Figure 8 shows the voltage–transmittance curves of the fabricated LC cell. The transmitted light intensity through parallel polarizers in the absence of the LC cell was defined as 100%. The wavelength of the incident light was 640 nm. The rate of the voltage sweep was 2 V/min. When the Q-Homo-TN cell was placed between crossed polarizers, the transmittance increased from 0% to 60% and then decreased to 0% again with increasing the voltage. This indicates that the in-plane rotation of the LC on the weak anchoring PVCi surface occurred, and the LC orientation changed from the homogeneous to TN orientation, as shown by the numerical results in Figure 4b. The hysteresis characteristics were observed with increasing and decreasing voltages. The in-plane switching mode cell using the PVCi surface has also been reported to exhibit a hysteresis characteristic [33,34]. It has also been reported that the high viscosity of the gliding LC molecules on the surface caused a very slow response [35,36,37]. Therefore, the hysteresis characteristic of the Q-Homo-TN cell might be caused by the slow response of the in-plane rotation of the LC on the PVCi surface. On the other hand, in the TN orientation between rubbed PI and fully crosslinked PVCi surfaces, a common V-T curve of the TN cell without hysteresis was obtained when the voltage sweep rate was 5 V/min.
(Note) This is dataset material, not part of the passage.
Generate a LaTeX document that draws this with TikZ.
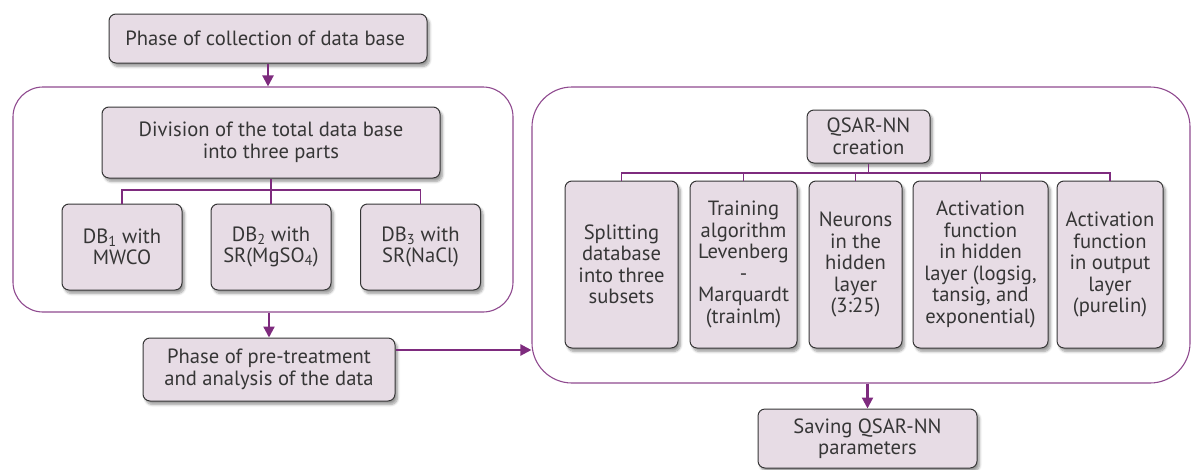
\documentclass[tikz,border=0pt]{standalone}
\usepackage{fontspec}
\setmainfont{PT Sans}
\usepackage{tikz}
\usetikzlibrary{calc,shadows.blur,arrows.meta}
\definecolor{boxfill}{HTML}{E7DCE5}
\definecolor{boxline}{HTML}{363636}
\definecolor{plum}{HTML}{7E2B7E}
\definecolor{frameline}{HTML}{8F4A8F}
\tikzstyle{pinkbox}=[rectangle,rounded corners=7pt,draw=boxline,line width=1pt,
                     fill=boxfill,text=boxline,align=center,inner sep=2pt,
                     font=\fontsize{20.6}{21.5}\selectfont,
                     blur shadow={shadow xshift=2.5pt,shadow yshift=-3.5pt,
                                  shadow blur steps=6,shadow blur radius=2.5pt}]
\tikzstyle{framebox}=[rectangle,rounded corners=30pt,draw=frameline,line width=1.1pt]
\tikzstyle{arrowline}=[draw=plum,line width=2.2pt,-{Triangle[length=11pt,width=11pt]}]
\tikzstyle{branchline}=[draw=plum,line width=1.8pt]
\tikzset{boxdim/.style 2 args={minimum width=#1pt,minimum height=#2pt}}

\begin{document}
\begin{tikzpicture}[x=1pt,y=-1pt]
    	\useasboundingbox (0,0) rectangle (1191,469);
    	% left part
    	\node [framebox,boxdim={500}{225}] (dbframe) at (263,199.5) {};
    	\node [pinkbox,boxdim={318}{49}] (collect) at (268,38.5) {
    		Phase of collection of data base
    	};
    	\node [pinkbox,boxdim={338}{71}] (division) at (271,142.5) {
    		Division of the total data base\\into three parts
    	};
    	\node [pinkbox,boxdim={120}{86}] (db1) at (122,247) {
    		DB\textsubscript{1} with\\MWCO
    	};
    	\node [pinkbox,boxdim={120}{86}] (db2) at (271,247) {
    		DB\textsubscript{2} with\\SR(MgSO\textsubscript{4})
    	};
    	\node [pinkbox,boxdim={120}{86}] (db3) at (420.5,247) {
    		DB\textsubscript{3} with\\SR(NaCl)
    	};
    	\node [pinkbox,boxdim={252}{63}] (pretreat) at (269,369.5) {
    		Phase of pre-treatment\\and analysis of the data
    	};
    	% right part
    	\node [framebox,rounded corners=40pt,boxdim={658}{296}] (nnframe) at (861,235) {};
    	\node [pinkbox,boxdim={123}{53}] (qsar) at (868.5,136.5) {
    		QSAR-NN\\creation
    	};
    	\node [pinkbox,boxdim={113}{167}] (split) at (621.5,264.5) {
    		Splitting\\database\\into three\\subsets
    	};
    	\node [pinkbox,boxdim={107}{167}] (train) at (743.5,264.5) {
    		Training\\algorithm\\Levenberg\\-\\Marquardt\\(trainlm)
    	};
    	\node [pinkbox,boxdim={93}{167}] (neurons) at (855.5,264.5) {
    		Neurons\\in the\\hidden\\layer\\(3:25)
    	};
    	\node [pinkbox,boxdim={135}{167}] (hidden) at (980.5,264.5) {
    		Activation\\function\\in hidden\\layer (logsig,\\tansig, and\\exponential)
    	};
    	\node [pinkbox,boxdim={106}{167}] (output) at (1110,264.5) {
    		Activation\\function\\in output\\layer\\(purelin)
    	};
    	\node [pinkbox,boxdim={219}{59}] (save) at (867.5,438.5) {
    		Saving QSAR-NN\\parameters
    	};
    	% connectors
    	\coordinate (dbbar) at (271,190);
    	\coordinate (nnbar) at (868.5,173);
    	\coordinate (feed) at ([yshift=19.5pt]pretreat.east);
    	\draw [branchline] (division.south) -- (dbbar);
    	\draw [branchline] (db1.north) |- (dbbar) -| (db3.north);
    	\draw [branchline] (db2.north) -- (dbbar);
    	\draw [branchline] (qsar.south) -- (nnbar);
    	\draw [branchline] (split.north) |- (nnbar) -| (output.north);
    	\draw [branchline] (train.north) -- (train.north |- nnbar);
    	\draw [branchline] (neurons.north) -- (neurons.north |- nnbar);
    	\draw [branchline] (hidden.north) -- (hidden.north |- nnbar);
    	\draw [arrowline] (collect.south) -- (collect.south |- dbframe.north);
    	\draw [arrowline] (pretreat.north |- dbframe.south) -- (pretreat.north);
    	\draw [arrowline] (feed) -- (feed -| nnframe.west);
    	\draw [arrowline] (save.north |- nnframe.south) -- (save.north);
    \end{tikzpicture}
\end{document}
We calculated the theoretical V-T curves using the following data: the polar and azimuthal anchoring strengths of the rubbed PI are $1.0\times {10}^{-3}$ and 4.0 $\times {10}^{-4}$ N/m, respectively. The pretilt angle is about 2 degrees. The polar anchoring strength of PVCi is $1.0\times {10}^{-4}$ N/m [27]. The pretilt angle of the PVCi surface is 0 degrees since the LC aligns perpendicular to the rubbing direction. Converting the peak value of the measurement curve to 100%, the V-T curve of the fabricated TN cell was in close agreement with the calculated value at 640 nm. In the Q-Homo-TN cell, the measured peak transmittance was obtained at 1.46 V with the voltage increase, which almost coincides with the calculated peak voltage, even though the peak value in the fabricated cell was lower than the calculated peak value of 99.0%. Some alignment defects generated through the rubbing treatment on the uncrosslinked PVCi surface resulted in a lower peak value of the transmittance. In addition, the transmittance became maximum at 1.33 V and the peak value was higher than that increasing the voltage. The calculated results of the director distributions shown in Figure 4 were in the steady-state liquid crystal reorientation states, and the hysteresis properties as reported in highly twisted nematic cells [38,39] were not confirmed in our calculation.

Another problem with using the weak anchoring surface has been reported as an alignment memory effect [12,40]. Some kinds of alignment film have been proposed as the weak anchoring surface without the memory effect, for example a para-PVCN-F [12] surface and a high-density, concentrated brush poly (n-hexyl methacrylate) grafted substrate [13,14]. These alignment films and further studies on relations between the weak anchoring surface and the liquid crystal interface will lead to better performance of this device.

4. Conclusions

The electro-optical characteristics in the TN cell with symmetric and asymmetric anchoring strength were investigated. The Q-Homo-TN orientation was successfully fabricated using the rubbed PI surface and the PVCi surface, in which azimuthal anchoring strength was adjusted to the critical value. The dark–bright–dark switching of the Q-Homo TN cell was observed in the crossed polarizers when applying the voltage, which indicates the 90-degree in-plane rotation of LC molecules by the electric field perpendicular to the substrate. The hysteresis characteristics of the V-T curve were observed in the fabricated Q-Homo-TN cell, which was not shown in the claustration. In future work, we intend to further investigate response and decay times at various anchoring strengths by changing the crosslinking degree.